Tahera Ameer hat Literaturwissenschaft, Philosophie und Hispanistik in Tübingen, Barcelona und Berlin studiert. Seit 2005 arbeitet sie in der Amadeu Antonio Stiftung zu Antisemitismus und Rassismus, zuletzt als Bereichsleiterin für beide Themenfelder. Darüber hinaus war sie im Wissenschaftsmanagement der Freien Universität Berlin, als Geschäftsführerin von Lola für Demokratie in Mecklenburg-Vorpommern e.V. und freiberuflich in der gewerkschaftlichen Erwachsenenbildung tätig. Ehrenamtlich war Tahera Ameer Vorstand der Stiftung Zurückgeben, sie gehört dem Stiftungsrat der Stiftung Nord-Süd-Brücken an und ist in mehreren Vereinen für Erinnerungskultur, kulturelle Bildung und migrantischen Feminismus aktiv.

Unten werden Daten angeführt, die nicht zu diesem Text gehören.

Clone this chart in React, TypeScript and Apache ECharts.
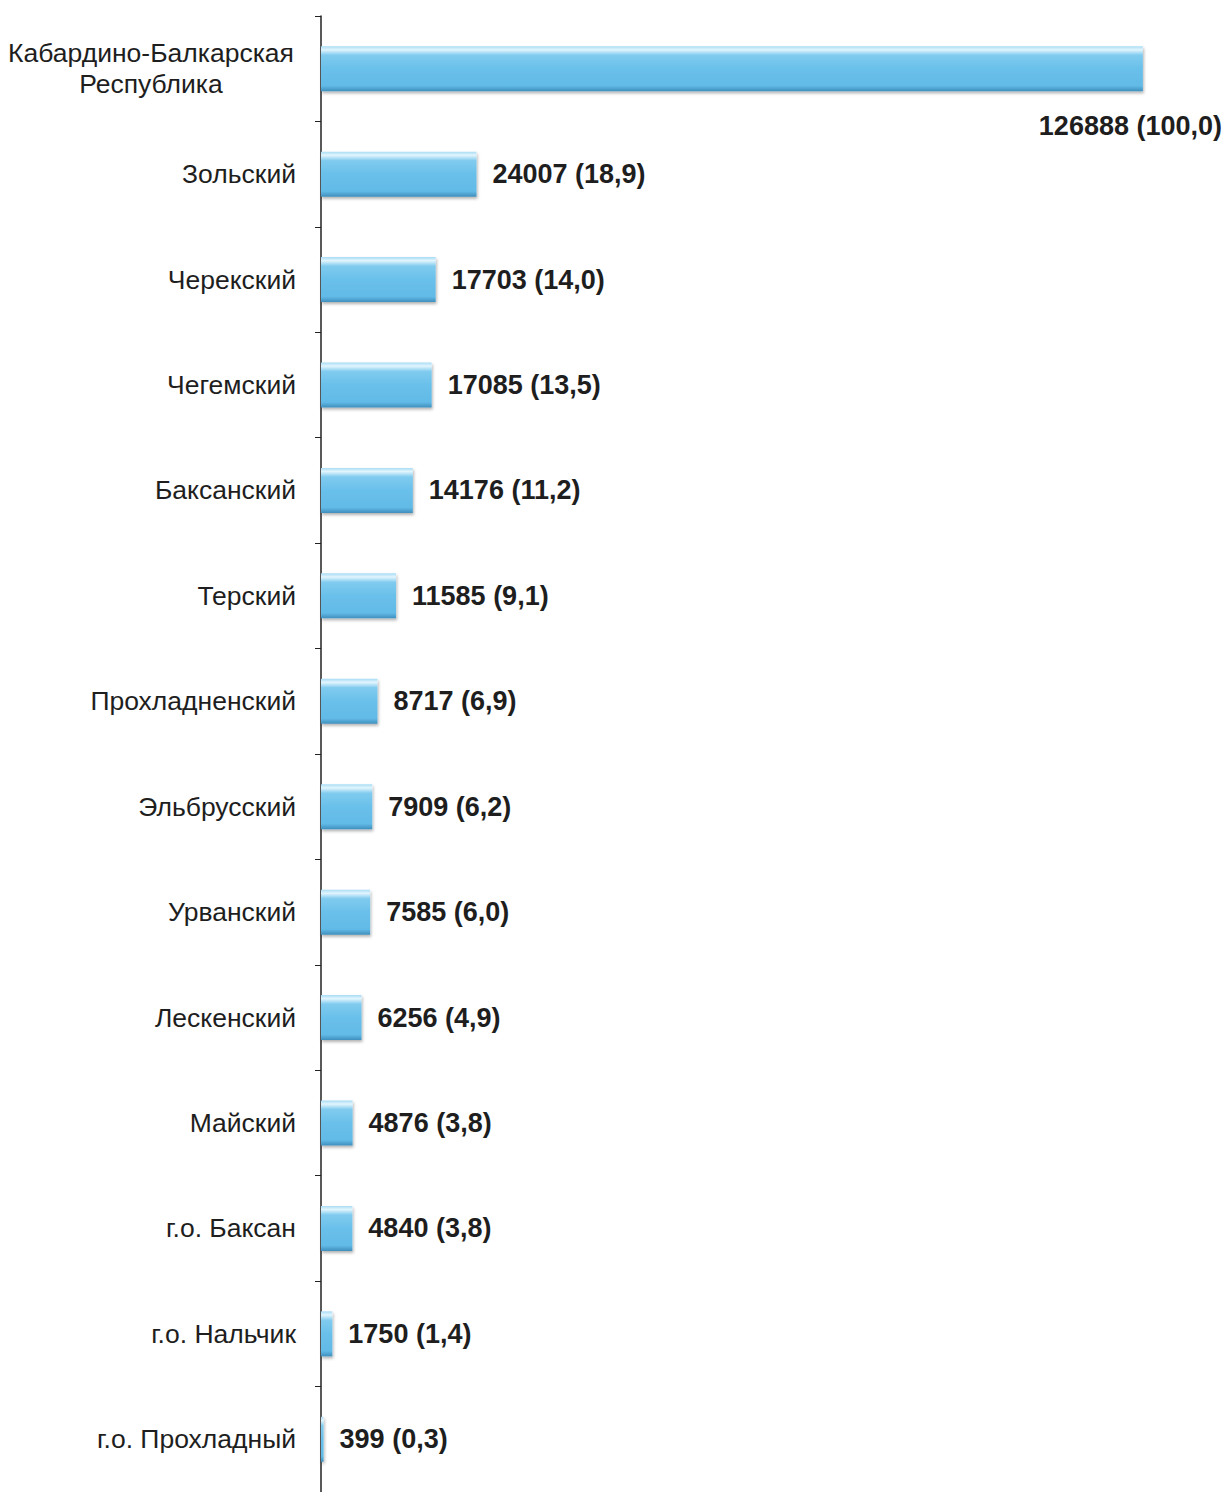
import React, { useEffect, useRef } from "react";
import * as echarts from "echarts";

const categories = [
  "Кабардино-Балкарская\nРеспублика",
  "Зольский",
  "Черекский",
  "Чегемский",
  "Баксанский",
  "Терский",
  "Прохладненский",
  "Эльбрусский",
  "Урванский",
  "Лескенский",
  "Майский",
  "г.о. Баксан",
  "г.о. Нальчик",
  "г.о. Прохладный",
];
const values = [126888, 24007, 17703, 17085, 14176, 11585, 8717, 7909, 7585, 6256, 4876, 4840, 1750, 399];
const shares = ["100,0", "18,9", "14,0", "13,5", "11,2", "9,1", "6,9", "6,2", "6,0", "4,9", "3,8", "3,8", "1,4", "0,3"];

const FONT = "Liberation Sans, Arial, sans-serif";

export default function App() {
  const ref = useRef<HTMLDivElement>(null);
  useEffect(() => {
    if (!ref.current) return;
    const chart = echarts.init(ref.current, null, { renderer: "svg" });
    const barColor = new echarts.graphic.LinearGradient(0, 0, 0, 1, [
      { offset: 0, color: "#a8dcf5" },
      { offset: 0.08, color: "#e2f5fd" },
      { offset: 0.2, color: "#80cbef" },
      { offset: 0.5, color: "#69c0ea" },
      { offset: 0.88, color: "#62bae6" },
      { offset: 1, color: "#3f8fbd" },
    ]);
    chart.setOption({
      animation: false,
      grid: { left: 321, right: 67, top: 16, bottom: -4 },
      xAxis: {
        type: "value",
        min: 0,
        max: 130000,
        show: false,
      },
      yAxis: {
        type: "category",
        inverse: true,
        data: categories,
        axisLine: { show: true, lineStyle: { color: "#222", width: 1.5 } },
        axisTick: { show: true, length: 6, lineStyle: { color: "#222", width: 1 } },
        axisLabel: {
          margin: 25,
          fontFamily: FONT,
          fontSize: 26.5,
          color: "#1e1e1e",
          formatter: (v: string) => {
            if (v.indexOf("\n") >= 0) {
              return v
                .split("\n")
                .map((s) => "{c|" + s + "}")
                .join("\n");
            }
            return v;
          },
          rich: {
            c: {
              width: 290,
              align: "center",
              fontFamily: FONT,
              fontSize: 26.5,
              color: "#1e1e1e",
              lineHeight: 31,
            },
          },
        },
      },
      series: [
        {
          type: "bar",
          barWidth: 45,
          data: values.map((v, i) => ({
            value: v,
            label:
              i === 0
                ? { position: "right", offset: [-120, 57] }
                : undefined,
          })),
          itemStyle: {
            color: barColor,
            shadowColor: "rgba(0,0,0,0.3)",
            shadowBlur: 3,
            shadowOffsetX: 1,
            shadowOffsetY: 2,
          },
          label: {
            show: true,
            position: "right",
            distance: 16,
            fontFamily: FONT,
            fontWeight: "bold",
            fontSize: 27,
            color: "#1e1e1e",
            formatter: (p: any) => values[p.dataIndex] + " (" + shares[p.dataIndex] + ")",
          },
        },
      ],
    });
    return () => chart.dispose();
  }, []);
  return (
    <div
      ref={ref}
      style={{ position: "absolute", left: 0, top: 0, width: 1230, height: 1492, background: "#fff" }}
    />
  );
}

Lars Repp arbeitet seit 2020 als Verwaltungsleiter in der Amadeu Antonio Stiftung. Er hat in St. Gallen, Seoul und Cambridge Sozial- und Wirtschaftswissenschaften studiert. Nach seinem Studium beriet er zivilgesellschaftliche Organisationen in Fragen des Wirkungsmanagements. Zudem war er Berater einer internationalen Managementberatung, wo er Unternehmen, öffentliche Institutionen und Non-Profit-Organisationen, u.a. in Deutschland, Großbritannien und Dänemark, mit den Schwerpunkten Strategieentwicklung, Organisations- sowie Krisenmanagement beriet. Er ist ausgebildeter systemischer Coach.

 

Über die Amadeu Antonio Stiftung:
Seit ihrer Gründung 1998 ist es das Ziel der Amadeu Antonio Stiftung, eine demokratische Zivilgesellschaft zu stärken, die sich konsequent und überparteilich gegen Rechtsextremismus, Rassismus und Antisemitismus wendet. Die gemeinnützige Stiftung steht unter der Schirmherrschaft von Wolfgang Thierse. In 2021 hat die Stiftung über 150 Initiativen und ihre Projekte gefördert sowie über 100 Einzelpersonen finanziell unterstützt, die Opfer von Hasskriminalität und rechter Gewalt wurden.